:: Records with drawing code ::
------------------------------------------------------------------------

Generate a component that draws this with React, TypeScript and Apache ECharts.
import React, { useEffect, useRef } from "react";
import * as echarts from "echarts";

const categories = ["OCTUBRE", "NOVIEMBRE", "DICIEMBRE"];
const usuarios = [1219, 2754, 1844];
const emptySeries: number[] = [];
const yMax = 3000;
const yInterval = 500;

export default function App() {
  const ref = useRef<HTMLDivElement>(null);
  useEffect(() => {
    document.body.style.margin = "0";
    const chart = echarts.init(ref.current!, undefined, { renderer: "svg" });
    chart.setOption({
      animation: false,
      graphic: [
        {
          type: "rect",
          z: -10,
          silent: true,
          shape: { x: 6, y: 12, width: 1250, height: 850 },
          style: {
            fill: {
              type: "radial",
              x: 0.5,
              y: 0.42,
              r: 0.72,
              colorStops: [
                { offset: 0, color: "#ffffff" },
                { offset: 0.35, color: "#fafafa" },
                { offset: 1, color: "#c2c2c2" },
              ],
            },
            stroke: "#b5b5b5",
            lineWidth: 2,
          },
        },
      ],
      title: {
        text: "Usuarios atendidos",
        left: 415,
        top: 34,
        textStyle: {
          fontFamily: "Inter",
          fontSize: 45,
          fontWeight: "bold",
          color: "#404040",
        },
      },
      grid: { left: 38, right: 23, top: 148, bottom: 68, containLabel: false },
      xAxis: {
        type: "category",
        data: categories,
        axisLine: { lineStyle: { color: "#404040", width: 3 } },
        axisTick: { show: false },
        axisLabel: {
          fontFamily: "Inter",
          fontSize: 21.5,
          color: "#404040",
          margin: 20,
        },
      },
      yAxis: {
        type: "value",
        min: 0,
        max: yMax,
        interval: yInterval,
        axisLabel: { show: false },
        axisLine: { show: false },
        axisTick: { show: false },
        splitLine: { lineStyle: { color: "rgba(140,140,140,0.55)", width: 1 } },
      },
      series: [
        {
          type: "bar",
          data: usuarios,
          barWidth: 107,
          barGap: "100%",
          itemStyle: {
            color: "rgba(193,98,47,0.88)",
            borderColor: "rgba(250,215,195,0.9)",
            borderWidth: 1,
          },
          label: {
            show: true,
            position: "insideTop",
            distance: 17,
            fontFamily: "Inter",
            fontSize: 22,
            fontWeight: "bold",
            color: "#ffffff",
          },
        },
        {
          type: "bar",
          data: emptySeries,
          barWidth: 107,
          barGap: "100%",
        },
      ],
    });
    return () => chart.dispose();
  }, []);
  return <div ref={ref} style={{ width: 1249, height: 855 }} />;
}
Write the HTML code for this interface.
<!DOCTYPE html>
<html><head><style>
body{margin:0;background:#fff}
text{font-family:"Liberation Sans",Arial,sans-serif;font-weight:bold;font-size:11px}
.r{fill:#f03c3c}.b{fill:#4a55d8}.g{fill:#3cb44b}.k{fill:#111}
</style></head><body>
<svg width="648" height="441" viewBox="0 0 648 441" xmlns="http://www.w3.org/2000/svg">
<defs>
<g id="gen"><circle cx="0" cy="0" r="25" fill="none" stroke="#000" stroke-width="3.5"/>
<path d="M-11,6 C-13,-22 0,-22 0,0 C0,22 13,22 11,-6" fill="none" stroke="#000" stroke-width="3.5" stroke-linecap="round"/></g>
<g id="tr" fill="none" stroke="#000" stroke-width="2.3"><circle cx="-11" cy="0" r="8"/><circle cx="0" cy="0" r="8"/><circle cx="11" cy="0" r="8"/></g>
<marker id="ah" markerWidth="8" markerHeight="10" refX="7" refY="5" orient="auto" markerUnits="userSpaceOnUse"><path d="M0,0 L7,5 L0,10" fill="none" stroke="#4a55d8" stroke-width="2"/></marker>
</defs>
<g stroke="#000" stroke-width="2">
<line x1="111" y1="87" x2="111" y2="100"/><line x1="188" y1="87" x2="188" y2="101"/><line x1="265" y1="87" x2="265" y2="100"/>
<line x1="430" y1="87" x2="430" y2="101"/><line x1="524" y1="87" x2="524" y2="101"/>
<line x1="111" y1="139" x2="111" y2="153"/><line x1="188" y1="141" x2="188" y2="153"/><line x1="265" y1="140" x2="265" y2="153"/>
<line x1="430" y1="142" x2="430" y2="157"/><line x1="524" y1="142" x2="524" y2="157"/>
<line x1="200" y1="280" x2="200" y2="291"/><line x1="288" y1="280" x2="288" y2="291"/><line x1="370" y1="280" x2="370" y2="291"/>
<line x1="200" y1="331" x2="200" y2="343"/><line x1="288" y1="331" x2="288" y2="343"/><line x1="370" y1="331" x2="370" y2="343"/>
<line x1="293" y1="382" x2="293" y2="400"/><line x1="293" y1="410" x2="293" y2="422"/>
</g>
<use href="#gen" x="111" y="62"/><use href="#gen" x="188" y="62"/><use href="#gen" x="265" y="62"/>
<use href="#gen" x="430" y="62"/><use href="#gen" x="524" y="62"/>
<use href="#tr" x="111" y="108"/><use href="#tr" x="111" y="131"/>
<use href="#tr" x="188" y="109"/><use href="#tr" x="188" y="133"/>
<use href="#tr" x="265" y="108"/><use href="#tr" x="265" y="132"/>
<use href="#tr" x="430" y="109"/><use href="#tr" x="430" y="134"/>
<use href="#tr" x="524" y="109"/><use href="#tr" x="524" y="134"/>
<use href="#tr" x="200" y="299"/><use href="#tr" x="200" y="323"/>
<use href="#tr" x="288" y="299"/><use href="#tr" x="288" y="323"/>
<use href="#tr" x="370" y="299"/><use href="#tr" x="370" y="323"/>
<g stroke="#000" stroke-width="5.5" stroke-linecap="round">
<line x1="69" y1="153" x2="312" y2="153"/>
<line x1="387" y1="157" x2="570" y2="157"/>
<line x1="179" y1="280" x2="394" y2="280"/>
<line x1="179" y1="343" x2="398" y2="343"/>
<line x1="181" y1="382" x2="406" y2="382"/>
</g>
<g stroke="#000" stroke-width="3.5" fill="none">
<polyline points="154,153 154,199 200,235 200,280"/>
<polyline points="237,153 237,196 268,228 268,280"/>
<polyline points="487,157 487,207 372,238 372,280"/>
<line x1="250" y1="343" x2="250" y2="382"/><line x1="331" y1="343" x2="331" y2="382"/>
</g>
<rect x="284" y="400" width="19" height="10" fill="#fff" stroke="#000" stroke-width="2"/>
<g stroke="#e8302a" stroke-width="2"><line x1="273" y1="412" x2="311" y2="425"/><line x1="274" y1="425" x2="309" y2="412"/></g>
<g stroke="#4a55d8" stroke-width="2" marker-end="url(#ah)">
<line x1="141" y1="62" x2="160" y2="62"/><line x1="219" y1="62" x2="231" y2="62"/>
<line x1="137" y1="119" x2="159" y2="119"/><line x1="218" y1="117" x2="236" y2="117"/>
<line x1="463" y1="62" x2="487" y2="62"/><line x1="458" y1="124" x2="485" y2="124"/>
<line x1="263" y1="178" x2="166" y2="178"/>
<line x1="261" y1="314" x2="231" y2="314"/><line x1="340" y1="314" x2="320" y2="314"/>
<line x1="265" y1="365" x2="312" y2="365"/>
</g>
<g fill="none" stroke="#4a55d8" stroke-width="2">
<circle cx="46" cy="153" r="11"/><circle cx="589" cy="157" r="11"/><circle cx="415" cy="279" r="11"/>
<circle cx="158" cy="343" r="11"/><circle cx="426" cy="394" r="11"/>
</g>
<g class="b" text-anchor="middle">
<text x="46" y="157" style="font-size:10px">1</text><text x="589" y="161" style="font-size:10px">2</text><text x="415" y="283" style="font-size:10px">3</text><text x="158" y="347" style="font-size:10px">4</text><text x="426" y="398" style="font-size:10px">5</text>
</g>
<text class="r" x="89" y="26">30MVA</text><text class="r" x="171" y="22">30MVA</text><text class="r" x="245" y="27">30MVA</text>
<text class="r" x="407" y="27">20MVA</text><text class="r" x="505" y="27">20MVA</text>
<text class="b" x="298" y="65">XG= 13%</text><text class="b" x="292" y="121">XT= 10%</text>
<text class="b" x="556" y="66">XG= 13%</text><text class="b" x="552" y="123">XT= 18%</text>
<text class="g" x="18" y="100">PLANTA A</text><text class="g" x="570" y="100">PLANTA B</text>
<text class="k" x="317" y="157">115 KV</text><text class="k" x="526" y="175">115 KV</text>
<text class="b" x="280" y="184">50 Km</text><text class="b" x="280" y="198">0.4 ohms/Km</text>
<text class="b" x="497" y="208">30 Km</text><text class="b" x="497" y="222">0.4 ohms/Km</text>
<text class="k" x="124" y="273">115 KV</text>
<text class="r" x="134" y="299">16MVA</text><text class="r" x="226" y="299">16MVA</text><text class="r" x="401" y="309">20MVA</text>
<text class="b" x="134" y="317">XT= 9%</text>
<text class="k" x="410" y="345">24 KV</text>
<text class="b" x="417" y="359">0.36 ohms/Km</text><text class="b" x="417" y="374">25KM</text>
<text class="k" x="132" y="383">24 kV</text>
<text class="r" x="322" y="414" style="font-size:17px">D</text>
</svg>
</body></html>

------------------------------------------------------------------------

:: Exercise brief ::
Beginning at the top of the data, please return every line until and including the line containing "import * as", copied exactly, and nothing past it.

:: Completed exercise ::
Generate a component that draws this with React, TypeScript and Apache ECharts.
import React, { useEffect, useRef } from "react";
import * as echarts from "echarts";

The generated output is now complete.